Discovery in a Delaware books and records action involves striking a balance between the right of the parties to prepare for trial and the statutory mandate to afford a summary treatment of relief. Striking such a balance in practice can be exceedingly difficult, and oftentimes, results in litigants burdening the court with motion practice. In Wei v. Zoox, C.A. No. 2020-1036-KSJM (Del. Ch. Jan. 17, 2023), Chancellor Kathaleen McCormick addressed the use and appropriate parameters for a Rule 30(b)(6) deposition as a tool in connection with Section 220 discovery. Petitioners in Zoox are stockholders that dissented from respondent Zoox, Inc.’s acquisition by Amazon, Inc. They served a books and records demand on the company that was refused, but the transaction closed before they could file an action to enforce the demand. Instead, they filed an appraisal action and sought discovery equivalent to what they had requested in their books and records demand. Zoox produced “formal board materials,” but resisted further discovery and moved for a protective order. In a previous decision, Wei v. Zoox, 268 A.3d 1207 (Del. Ch. Jan. 31, 2022), Chancellor McCormick noted that generally, a plaintiff may not file a lawsuit and seek discovery for the sole purpose of investigating claims to pursue in future lawsuits except through a Section 220 action.

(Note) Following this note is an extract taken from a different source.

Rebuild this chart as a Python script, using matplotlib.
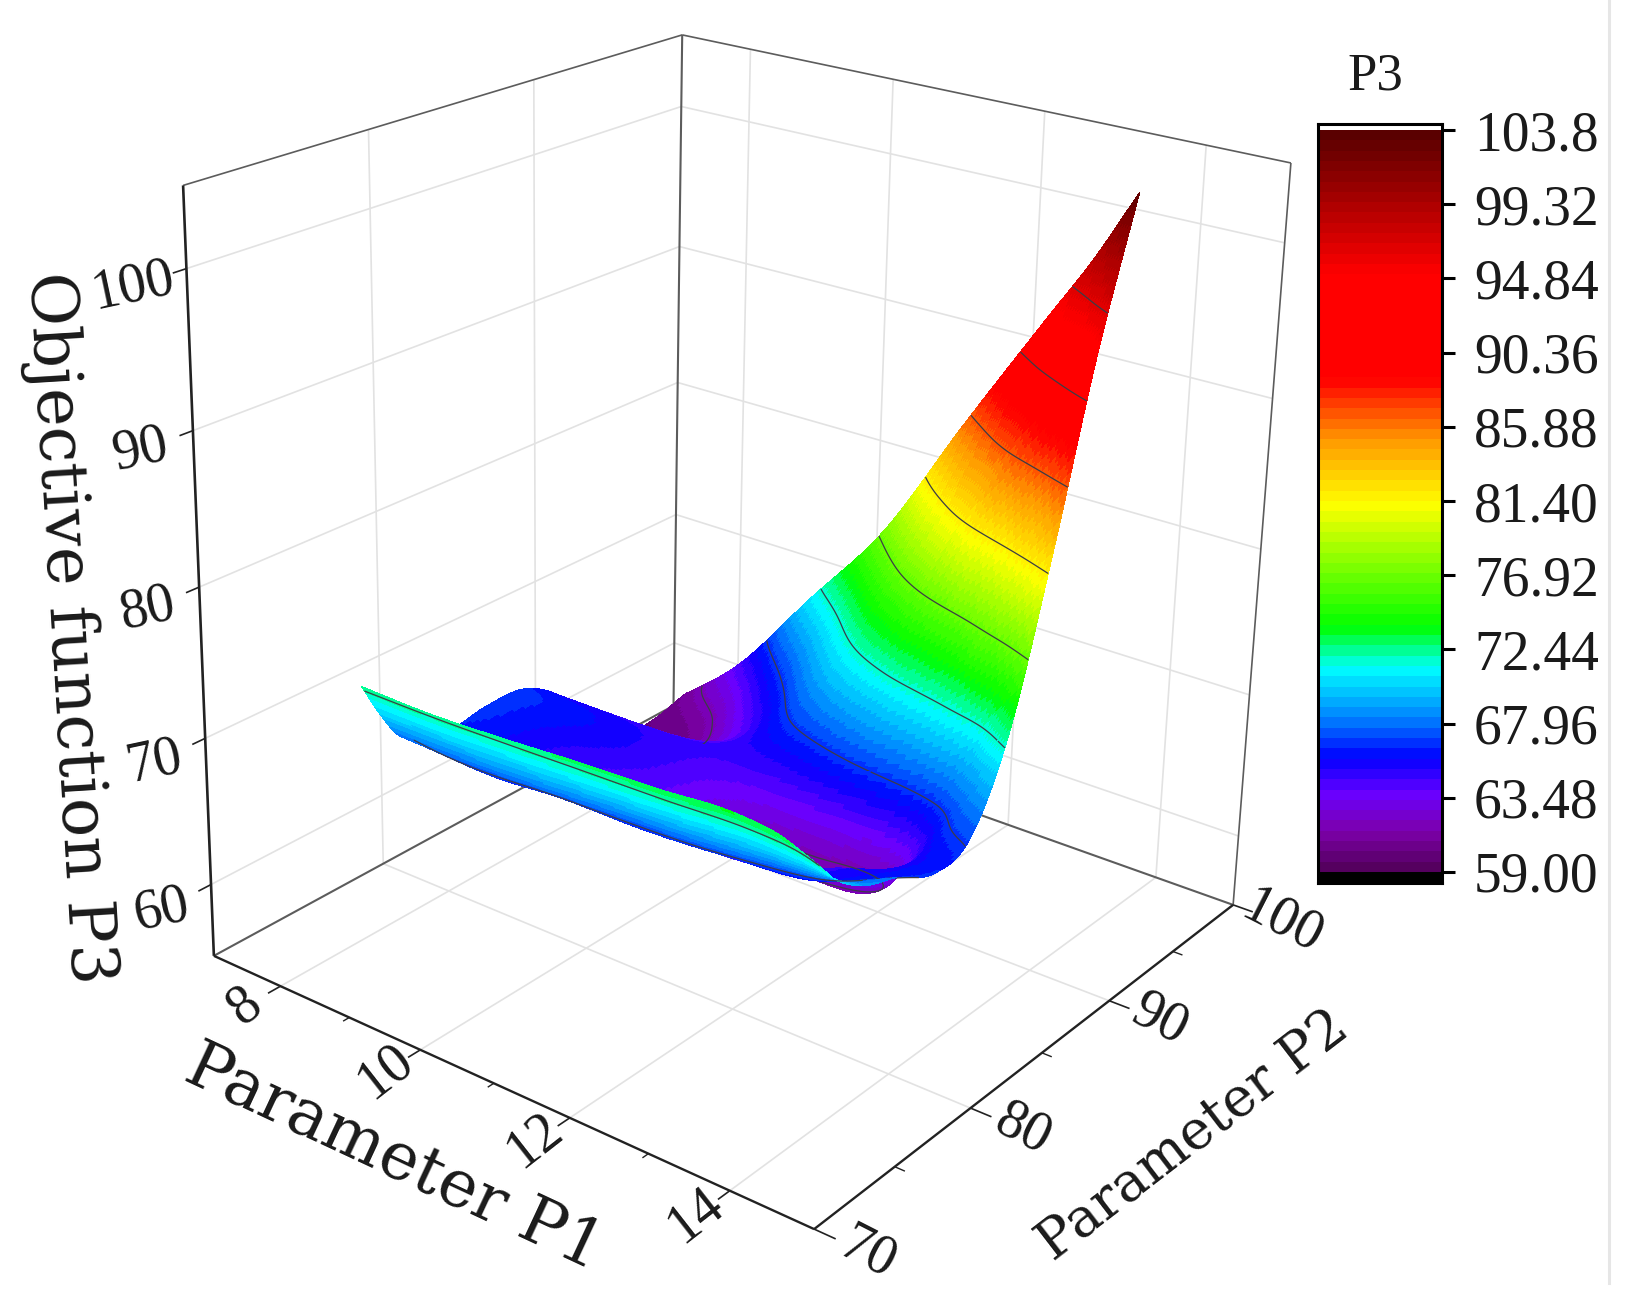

However, exercising the court’s broad discretion over the discovery process, the chancellor held that because the petitioners were prevented from obtaining inspection of books and records through no fault of their own and had filed the appraisal action to investigate pre-suit potential breach of fiduciary duty claims, they would be entitled to discovery equivalent to a Section 220 inspection. The court was careful to note that because the scope of discovery in appraisal proceedings is broader than under Section 220, stockholders should not be encouraged to use appraisal actions as a more attractive alternative for pre-suit information-gathering. In other words, where an appraisal proceeding is pursued because the Section 220 path is blocked, stockholders could use appraisal proceedings solely to gather the information that they would have been permitted to obtain under Section 220, had books and records discovery been available.

The court further noted in the 2022 opinion that inspection in a Section 220 action is “frequently limited to board-level documents that formally evidence the directors’ deliberations and decisions,” and that the parties had not addressed whether the petitioners “already received the documents that they would have received in a Section 220 action.” That issue—whether the company had already produced all documents that Section 220 required and what additional discovery the petitioners were entitled to—was left open, and was now before the court by way of a motion filed by the company seeking protection against a Rule 30(b)(6) deposition.